Saskatchewan’s chief medical health officer says the demand for contact tracing is dependent on the number of new cases and the number of contacts from each case.
Dr. Saqib Shahab encourages everyone to lower their close contacts through masks, social distancing and small gathering sizes.
However, as new case numbers continue to drop, so does the demand for contact tracing.
“While our new case numbers are trending down, our acute care and ICU admissions will take longer to trend down and our case numbers are still high enough to generate ongoing hospitalizations,” said Shahab.
Redeployed healthcare workers, public servants and Statistics Canada employees are baring the brunt of contact tracing.
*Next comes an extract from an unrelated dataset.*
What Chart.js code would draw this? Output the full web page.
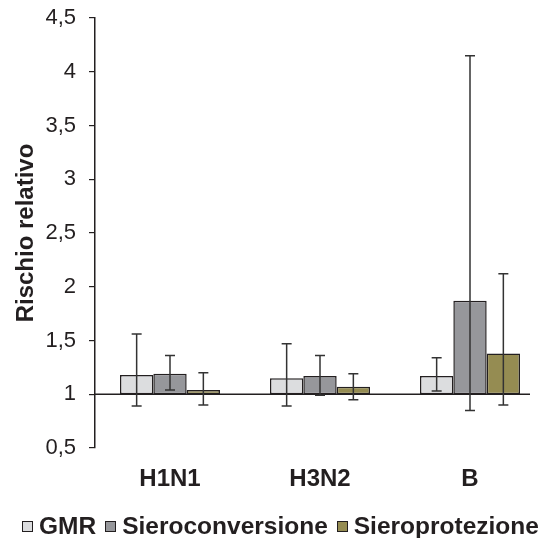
<!DOCTYPE html>
<html>
<head>
<meta charset="utf-8">
<script src="https://cdn.jsdelivr.net/npm/chart.js@4/dist/chart.umd.min.js"></script>
<style>
  html, body { margin: 0; padding: 0; background: #fff; overflow: hidden; }
  #wrap { position: relative; width: 541px; height: 538px; }
  #legend {
    position: absolute; left: 22px; top: 511px; height: 30px;
    display: flex; align-items: center; white-space: nowrap;
    font: bold 24.5px 'Liberation Sans', Arial, sans-serif; color: #231f20;
  }
  #legend .item { display: flex; align-items: center; margin-right: 9px; }
  #legend .box {
    width: 9px; height: 9px; border: 1.5px solid #231f20; margin-right: 6px;
  }
</style>
</head>
<body>
<div id="wrap">
  <canvas id="rr-chart" width="541" height="538"></canvas>
  <div id="legend"></div>
</div>
<script>
// 
// Chart data:
// 
var categories = ['H1N1', 'H3N2', 'B'];
var seriesNames = ['GMR', 'Sieroconversione', 'Sieroprotezione'];
var seriesColors = ['#dcdddf', '#96979b', '#958c52'];

var gmrValues = [1.18, 1.15, 1.17];
var gmrLow = [0.89, 0.89, 1.03];
var gmrHigh = [1.56, 1.47, 1.34];

var sieroconvValues = [1.19, 1.17, 1.87];
var sieroconvLow = [1.04, 0.99, 0.85];
var sieroconvHigh = [1.36, 1.36, 4.15];

var sieroprotValues = [1.04, 1.07, 1.38];
var sieroprotLow = [0.90, 0.95, 0.90];
var sieroprotHigh = [1.20, 1.19, 2.12];

var yTicks = [0.5, 1, 1.5, 2, 2.5, 3, 3.5, 4, 4.5];
var baseValue = 1;

var ink = '#231f20';
var family = "'Liberation Sans', Arial, sans-serif";

// 
// Build a floating bar dataset starting at the base value.
// 
function makeDataset(label, values, low, high, color) {
    return {
        label: label,
        data: values.map(function (v, i) {
            return {x: i, y: [baseValue, v]};
        }),
        errLow: low,
        errHigh: high,
        backgroundColor: color,
        borderColor: ink,
        borderWidth: 1.5,
        borderSkipped: false,
        categoryPercentage: 0.667,
        barPercentage: 1.0
    };
}

// 
// Horizontal axis line at the base value (1).
// 
var baseLine = {
    id: 'baseLine',
    beforeDatasetsDraw: function (chart) {
        var ctx = chart.ctx, area = chart.chartArea;
        var y = chart.scales.y.getPixelForValue(baseValue);
        ctx.save();
        ctx.strokeStyle = ink;
        ctx.lineWidth = 1.5;
        ctx.beginPath();
        ctx.moveTo(area.left, y);
        ctx.lineTo(area.right, y);
        ctx.stroke();
        ctx.restore();
    }
};

// 
// Error bars drawn on top of the bars.
// 
var errorBars = {
    id: 'errorBars',
    afterDatasetsDraw: function (chart) {
        var ctx = chart.ctx, yScale = chart.scales.y;
        ctx.save();
        ctx.strokeStyle = '#333333';
        ctx.lineWidth = 1.5;
        chart.data.datasets.forEach(function (ds, d) {
            var meta = chart.getDatasetMeta(d);
            meta.data.forEach(function (bar, i) {
                var yl = yScale.getPixelForValue(ds.errLow[i]);
                var yh = yScale.getPixelForValue(ds.errHigh[i]);
                var x = bar.x, cap = 5;
                ctx.beginPath();
                ctx.moveTo(x, yl);
                ctx.lineTo(x, yh);
                ctx.moveTo(x - cap, yh);
                ctx.lineTo(x + cap, yh);
                ctx.moveTo(x - cap, yl);
                ctx.lineTo(x + cap, yl);
                ctx.stroke();
            });
        });
        ctx.restore();
    }
};

// 
// Legend as plain HTML below the plot.
// 
function buildLegend() {
    var legend = document.getElementById('legend');
    seriesNames.forEach(function (name, i) {
        var item = document.createElement('div');
        var box = document.createElement('span');
        var text = document.createElement('span');
        item.className = 'item';
        box.className = 'box';
        box.style.background = seriesColors[i];
        text.textContent = name;
        item.appendChild(box);
        item.appendChild(text);
        legend.appendChild(item);
    });
}

var context = document.getElementById('rr-chart');

var chart = new Chart(context, {
    type: 'bar',
    data: {
        datasets: [
            makeDataset(seriesNames[0], gmrValues, gmrLow, gmrHigh, seriesColors[0]),
            makeDataset(seriesNames[1], sieroconvValues, sieroconvLow, sieroconvHigh, seriesColors[1]),
            makeDataset(seriesNames[2], sieroprotValues, sieroprotLow, sieroprotHigh, seriesColors[2])
        ]
    },
    options: {
        responsive: false,
        animation: false,
        devicePixelRatio: 1,
        layout: {
            padding: {top: 18, right: 11, bottom: 30, left: 0}
        },
        plugins: {
            tooltip: {enabled: false},
            legend: {display: false}
        },
        scales: {
            x: {
                type: 'linear',
                min: -0.5,
                max: 2.4,
                offset: false,
                grid: {display: false},
                border: {display: false},
                afterBuildTicks: function (scale) {
                    scale.ticks = categories.map(function (c, i) {
                        return {value: i};
                    });
                },
                afterFit: function (scale) {
                    scale.height = 60;
                },
                ticks: {
                    autoSkip: false,
                    maxRotation: 0,
                    padding: 9,
                    color: ink,
                    font: {family: family, size: 24, weight: 'bold'},
                    callback: function (value, index) {
                        return categories[index];
                    }
                }
            },
            y: {
                min: 0.5,
                max: 4.5,
                afterBuildTicks: function (scale) {
                    scale.ticks = yTicks.map(function (v) {
                        return {value: v};
                    });
                },
                afterFit: function (scale) {
                    // fixed axis width, and no extra room for the end labels
                    scale.width = 95;
                    scale.paddingTop = 0;
                    scale.paddingBottom = 0;
                },
                grid: {
                    drawOnChartArea: false,
                    drawTicks: true,
                    tickLength: 6,
                    color: ink,
                    lineWidth: 1.2
                },
                border: {display: true, color: ink, width: 1.5},
                ticks: {
                    padding: 13,
                    color: ink,
                    font: {family: family, size: 22},
                    callback: function (value) {
                        return String(value).replace('.', ',');
                    }
                },
                title: {
                    display: true,
                    text: 'Rischio relativo',
                    color: ink,
                    padding: {top: 12, bottom: 0},
                    font: {family: family, size: 24, weight: 'bold'}
                }
            }
        }
    },
    plugins: [baseLine, errorBars]
});

buildLegend();
</script>
</body>
</html>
The government is now looking to secure more private workers to help meet demand once those frontline workers go back to their original jobs.
Premier Scott Moe says procuring some private companies has already allowed the province to free up resources.
“What private procurement in testing and contact tracing has allowed us to do is to pull those services back sooner rather than later,” Moe said.
However, the official opposition worries that private procurement could lead to more for-profit services in the future.
“I am deeply concerned that Scott Moe will try to take advantage of a crisis to further privatize our system,” said NDP leader Ryan Meili.
“When you introduce private for-profit care, wait times in the public system just continue to grow.”
If cases spike, the SHA says it is working on a plan to meet healthcare demands while maintaining as many services as possible.
However, there is no specific case count or ICU volume that would trigger redeployment.